今後も、FPPの研究を進め、超高齢社会における健康寿命延伸の実現を目指していくとのことです。
■引用文献
(1) Lorenzetti, A., Ayala, A., Marotta, F., et al. (2024)Neutrophil-Lymphocyte Ratio and Update Conclusions from a 2-Year Double-blind RCT Testing Fermented Papaya Preparation in Healthy Middle-Aged/Elderly Subjects. Functional Food Science, 4(1),29-41.
(2) Dickerson, R., Banerjee, J., & Roy, S., et al: (2015). Does Oral Supplementation of a Fermented Papaya Preparation Correct Respiratory Burst Function of Innate Immune Cells in Type 2 Diabetes Mellitus Patients? Antioxidants & Redox Signaling. 22(4),339-345.

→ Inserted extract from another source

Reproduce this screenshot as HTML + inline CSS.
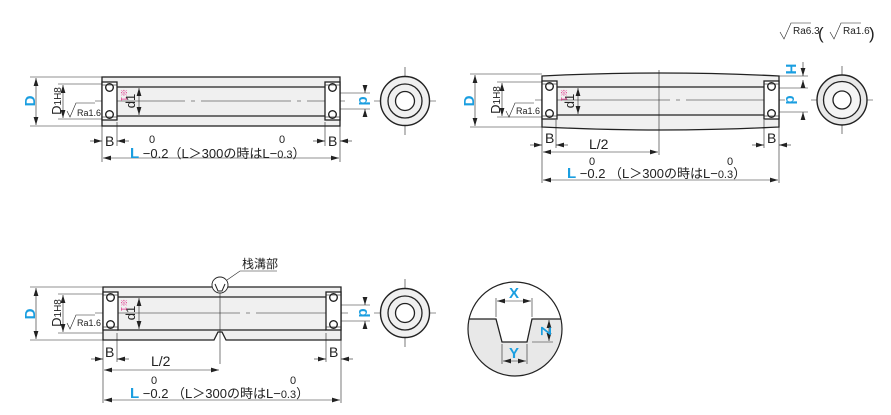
<!DOCTYPE html>
<html><head><meta charset="utf-8"><style>
html,body{margin:0;padding:0;background:#fff}
svg{display:block}
text{font-family:"Liberation Sans","Noto Sans CJK JP",sans-serif;fill:#222}
.b{fill:#1a9ee0;font-weight:bold}
.p{fill:#e0338a}
</style></head><body>
<svg width="891" height="415" viewBox="0 0 891 415" xmlns="http://www.w3.org/2000/svg">
<defs>
<marker id="a" viewBox="0 0 10 6" refX="10" refY="3" markerWidth="8" markerHeight="5" orient="auto-start-reverse" markerUnits="userSpaceOnUse"><path d="M0,0L10,3L0,6z" fill="#222"/></marker>
<g id="brg">
<rect x="0" y="0" width="15" height="38" fill="#fff" stroke="#222" stroke-width="1.3"/>
<circle cx="7.5" cy="5.5" r="3.8" fill="#fff" stroke="#222" stroke-width="1.4"/>
<circle cx="7.5" cy="32.5" r="3.8" fill="#fff" stroke="#222" stroke-width="1.4"/>
<line x1="0" y1="3" x2="15" y2="3" stroke="#222" stroke-width="0.6"/>
<line x1="0" y1="35" x2="15" y2="35" stroke="#222" stroke-width="0.6"/>
</g>
<g id="end">
<line x1="-31" y1="0" x2="31" y2="0" stroke="#222" stroke-width="0.6"/>
<line x1="0" y1="-34" x2="0" y2="34" stroke="#222" stroke-width="0.6"/>
<circle r="24.5" fill="#f0f0f0" stroke="#222" stroke-width="1.4"/>
<circle r="17" fill="none" stroke="#222" stroke-width="1.3"/>
<circle r="9.5" fill="#fff" stroke="#222" stroke-width="1.3"/>
</g>
</defs>
<g stroke="#222" fill="none" stroke-width="0.6">
<!-- VIEW 1 -->
<rect x="102" y="77" width="238" height="49" fill="#f0f0f0" stroke-width="1.3"/>
<line x1="117" y1="87" x2="325" y2="87" stroke-width="1.3"/>
<line x1="117" y1="116" x2="325" y2="116" stroke-width="1.3"/>
<line x1="95" y1="101" x2="345" y2="101" stroke-dasharray="90,6,4,6"/>
<line x1="30" y1="77" x2="102" y2="77"/><line x1="30" y1="126" x2="102" y2="126"/>
<line x1="36" y1="78" x2="36" y2="125" marker-start="url(#a)" marker-end="url(#a)"/>
<line x1="58" y1="84" x2="102" y2="84"/><line x1="58" y1="119" x2="102" y2="119"/>
<line x1="63" y1="85" x2="63" y2="118" marker-start="url(#a)" marker-end="url(#a)"/>
<line x1="139" y1="88" x2="139" y2="115" marker-start="url(#a)" marker-end="url(#a)"/>
<line x1="340" y1="93" x2="370" y2="93"/><line x1="340" y1="109" x2="370" y2="109"/>
<line x1="365" y1="85" x2="365" y2="93" marker-end="url(#a)"/><line x1="365" y1="117" x2="365" y2="109" marker-end="url(#a)"/>
<line x1="102" y1="126" x2="102" y2="162"/><line x1="117" y1="122" x2="117" y2="146"/>
<line x1="325" y1="122" x2="325" y2="146"/><line x1="340" y1="126" x2="340" y2="162"/>
<line x1="90" y1="141" x2="102" y2="141" marker-end="url(#a)"/><line x1="129" y1="141" x2="117" y2="141" marker-end="url(#a)"/>
<line x1="313" y1="141" x2="325" y2="141" marker-end="url(#a)"/><line x1="352" y1="141" x2="340" y2="141" marker-end="url(#a)"/>
<line x1="103" y1="158" x2="339" y2="158" marker-start="url(#a)" marker-end="url(#a)"/>
<path d="M67,111l3,6l6,-14h19"/>
<!-- VIEW 2 -->
<path d="M542,76Q660,70 779,76V127Q660,133 542,127Z" fill="#f0f0f0" stroke-width="1.3"/>
<line x1="556" y1="87" x2="764" y2="87" stroke-width="1.3"/>
<line x1="556" y1="115" x2="764" y2="115" stroke-width="1.3"/>
<line x1="535" y1="100" x2="785" y2="100" stroke-dasharray="135,6,4,6"/>
<line x1="659" y1="70" x2="659" y2="155"/>
<line x1="470" y1="74" x2="542" y2="74"/><line x1="470" y1="127" x2="542" y2="127"/>
<line x1="475" y1="75" x2="475" y2="126" marker-start="url(#a)" marker-end="url(#a)"/>
<line x1="497" y1="82" x2="542" y2="82"/><line x1="497" y1="117" x2="542" y2="117"/>
<line x1="502" y1="83" x2="502" y2="116" marker-start="url(#a)" marker-end="url(#a)"/>
<line x1="578" y1="88" x2="578" y2="114" marker-start="url(#a)" marker-end="url(#a)"/>
<line x1="779" y1="76" x2="808" y2="76"/><line x1="779" y1="88" x2="808" y2="88"/><line x1="779" y1="112" x2="808" y2="112"/>
<line x1="803" y1="62" x2="803" y2="76" marker-end="url(#a)"/><line x1="803" y1="80" x2="803" y2="88" marker-start="url(#a)"/>
<line x1="803" y1="112" x2="803" y2="120" marker-start="url(#a)"/>
<line x1="542" y1="127" x2="542" y2="183"/><line x1="556" y1="120" x2="556" y2="148"/>
<line x1="764" y1="120" x2="764" y2="148"/><line x1="779" y1="127" x2="779" y2="183"/>
<line x1="530" y1="145" x2="542" y2="145" marker-end="url(#a)"/><line x1="568" y1="145" x2="556" y2="145" marker-end="url(#a)"/>
<line x1="752" y1="145" x2="764" y2="145" marker-end="url(#a)"/><line x1="791" y1="145" x2="779" y2="145" marker-end="url(#a)"/>
<line x1="543" y1="152" x2="658" y2="152" marker-start="url(#a)" marker-end="url(#a)"/>
<line x1="543" y1="180" x2="778" y2="180" marker-start="url(#a)" marker-end="url(#a)"/>
<path d="M506,111l3,6l6,-14h19"/>
<path d="M780,32l4,7l7,-16h20"/><path d="M830,32l4,7l7,-16h20"/>
<!-- VIEW 3 -->
<path d="M103,287H341V340H226L222,332H218L214,340H103Z" fill="#f0f0f0" stroke-width="1.3"/>
<line x1="117" y1="297" x2="326" y2="297" stroke-width="1.3"/>
<line x1="117" y1="330" x2="326" y2="330" stroke-width="1.3"/>
<line x1="95" y1="313" x2="348" y2="313" stroke-dasharray="145,6,4,6"/>
<line x1="220" y1="280" x2="220" y2="364"/>
<circle cx="220" cy="285" r="8" fill="#fff" stroke-width="0.9"/>
<path d="M215,284L218,291H222L225,284" stroke-width="1"/>
<path d="M227,280L240,271H277"/>
<line x1="30" y1="287" x2="103" y2="287"/><line x1="30" y1="340" x2="103" y2="340"/>
<line x1="36" y1="288" x2="36" y2="339" marker-start="url(#a)" marker-end="url(#a)"/>
<line x1="58" y1="294" x2="103" y2="294"/><line x1="58" y1="333" x2="103" y2="333"/>
<line x1="63" y1="295" x2="63" y2="332" marker-start="url(#a)" marker-end="url(#a)"/>
<line x1="139" y1="298" x2="139" y2="329" marker-start="url(#a)" marker-end="url(#a)"/>
<line x1="341" y1="305" x2="370" y2="305"/><line x1="341" y1="321" x2="370" y2="321"/>
<line x1="365" y1="297" x2="365" y2="305" marker-end="url(#a)"/><line x1="365" y1="329" x2="365" y2="321" marker-end="url(#a)"/>
<line x1="103" y1="340" x2="103" y2="403"/><line x1="117" y1="333" x2="117" y2="362"/>
<line x1="326" y1="333" x2="326" y2="362"/><line x1="341" y1="340" x2="341" y2="403"/>
<line x1="91" y1="359" x2="103" y2="359" marker-end="url(#a)"/><line x1="129" y1="359" x2="117" y2="359" marker-end="url(#a)"/>
<line x1="314" y1="359" x2="326" y2="359" marker-end="url(#a)"/><line x1="353" y1="359" x2="341" y2="359" marker-end="url(#a)"/>
<line x1="104" y1="370" x2="219" y2="370" marker-start="url(#a)" marker-end="url(#a)"/>
<line x1="104" y1="400" x2="340" y2="400" marker-start="url(#a)" marker-end="url(#a)"/>
<path d="M67,323l3,6l6,-14h19"/>
<!-- detail circle -->
<clipPath id="c"><circle cx="515" cy="329" r="47"/></clipPath>
<path d="M460,319H496L502,342H527L532,319H570V380H460Z" fill="#e8e8e8" stroke="none" clip-path="url(#c)"/>
<path d="M467,319H496L502,342H527L532,319H562" stroke-width="1.3" clip-path="url(#c)"/>
<circle cx="515" cy="329" r="47" stroke-width="1.2"/>
<line x1="496" y1="317" x2="496" y2="298"/><line x1="532" y1="317" x2="532" y2="298"/>
<line x1="497" y1="301" x2="531" y2="301" marker-start="url(#a)" marker-end="url(#a)"/>
<line x1="502" y1="344" x2="502" y2="364"/><line x1="527" y1="344" x2="527" y2="364"/>
<line x1="503" y1="361" x2="526" y2="361" marker-start="url(#a)" marker-end="url(#a)"/>
<line x1="532" y1="342" x2="553" y2="342"/>
<line x1="549" y1="320" x2="549" y2="341" marker-start="url(#a)" marker-end="url(#a)"/>
</g>
<use href="#brg" x="102" y="82"/><use href="#brg" x="325" y="82"/>
<use href="#brg" x="542" y="81"/><use href="#brg" x="764" y="81"/>
<use href="#brg" x="103" y="292"/><use href="#brg" x="326" y="292"/>
<use href="#end" x="405" y="101"/>
<g transform="translate(842,100)"><line x1="-31" y1="0" x2="31" y2="0" stroke="#222" stroke-width="0.6"/><line x1="0" y1="-34" x2="0" y2="34" stroke="#222" stroke-width="0.6"/><circle r="25" fill="#e8e8e8" stroke="#222" stroke-width="1.4"/><circle r="18.5" fill="#f4f4f4" stroke="#222" stroke-width="1.3"/><circle r="9" fill="#fff" stroke="#222" stroke-width="1.3"/></g>
<use href="#end" x="405" y="313"/>
<!-- texts view1 -->
<text class="b" font-size="15" transform="translate(35,101) rotate(-90)" text-anchor="middle">D</text>
<text font-size="13" transform="translate(61,101) rotate(-90)" text-anchor="middle">D<tspan font-size="10">1H8</tspan></text>
<text font-size="9" x="77" y="116">Ra1.6</text>
<text font-size="13" transform="translate(135,101) rotate(-90)" text-anchor="middle">d1</text>
<text class="p" font-size="8" transform="translate(121,95) rotate(90)" text-anchor="middle">※1</text>
<text class="b" font-size="15" transform="translate(359,101) rotate(90)" text-anchor="middle">d</text>
<text font-size="14" x="105" y="146">B</text><text font-size="14" x="328" y="146">B</text>
<text font-size="11" x="149" y="143">0</text><text font-size="11" x="279" y="143">0</text>
<text font-size="13" x="130" y="158"><tspan class="b" font-size="15">L</tspan> −0.2（L＞300の時はL−<tspan font-size="11">0.3</tspan>）</text>
<!-- view2 -->
<text font-size="10" x="793" y="34">Ra6.3</text><text font-size="17" x="818" y="39">(</text>
<text font-size="10" x="843" y="34">Ra1.6</text><text font-size="17" x="869" y="39">)</text>
<text class="b" font-size="15" transform="translate(474,101) rotate(-90)" text-anchor="middle">D</text>
<text font-size="13" transform="translate(500,100) rotate(-90)" text-anchor="middle">D<tspan font-size="10">1H8</tspan></text>
<text font-size="9" x="516" y="114">Ra1.6</text>
<text font-size="13" transform="translate(574,101) rotate(-90)" text-anchor="middle">d1</text>
<text class="p" font-size="8" transform="translate(561,95) rotate(90)" text-anchor="middle">※1</text>
<text class="b" font-size="15" transform="translate(786,69) rotate(90)" text-anchor="middle">H</text>
<text class="b" font-size="15" transform="translate(786,100) rotate(90)" text-anchor="middle">d</text>
<text font-size="14" x="545" y="143">B</text><text font-size="14" x="767" y="143">B</text>
<text font-size="14" x="589" y="149">L/2</text>
<text font-size="11" x="589" y="165">0</text><text font-size="11" x="727" y="165">0</text>
<text font-size="13" x="567" y="178"><tspan class="b" font-size="15">L</tspan> −0.2 （L＞300の時はL−<tspan font-size="11">0.3</tspan>）</text>
<!-- view3 -->
<text font-size="12" x="242" y="268">栈溝部</text>
<text class="b" font-size="15" transform="translate(35,314) rotate(-90)" text-anchor="middle">D</text>
<text font-size="13" transform="translate(61,313) rotate(-90)" text-anchor="middle">D<tspan font-size="10">1H8</tspan></text>
<text font-size="9" x="77" y="326">Ra1.6</text>
<text font-size="13" transform="translate(135,313) rotate(-90)" text-anchor="middle">d1</text>
<text class="p" font-size="8" transform="translate(121,305) rotate(90)" text-anchor="middle">※1</text>
<text class="b" font-size="15" transform="translate(359,313) rotate(90)" text-anchor="middle">d</text>
<text font-size="14" x="105" y="357">B</text><text font-size="14" x="329" y="357">B</text>
<text font-size="14" x="151" y="366">L/2</text>
<text font-size="11" x="151" y="384">0</text><text font-size="11" x="290" y="384">0</text>
<text font-size="13" x="130" y="398"><tspan class="b" font-size="15">L</tspan> −0.2 （L＞300の時はL−<tspan font-size="11">0.3</tspan>）</text>
<text class="b" font-size="15" x="509" y="298">X</text>
<text class="b" font-size="15" x="509" y="358">Y</text>
<text class="b" font-size="15" transform="translate(541,331) rotate(90)" text-anchor="middle">Z</text>
</svg>
</body></html>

(3) Irigaray, P., Garrel, C., & Belpomme, D., et al: (2018) Beneficial Effects of a Fermented Papaya Preparation for the Treatment of Electrohypersensitivity Self-Reporting Patients: Results of a Phase I-II Clinical Trial with Special Reference to Cerebral Pulsation Measurement and Oxidative Stress Analysis. Functional Foods in Health and Disease, 8(2),122-144.
米国特許商標庁:電磁波過敏症の治療法, US10,993,980 B2
日本国特許庁 :電磁波過敏症を治療するための医薬組成物, 特許第7026387号
(4) Lorenzetti, A., Osato, M., Barbagallo, M. et al (2023) Interim Report from a 2-year Double-blind RCT Testing Fermented Papaya Preparation on Immune Enhancement, Endothelial Health and QOL in Elderly Adults
Functional Foods in Health and Disease., 13(2),69-81.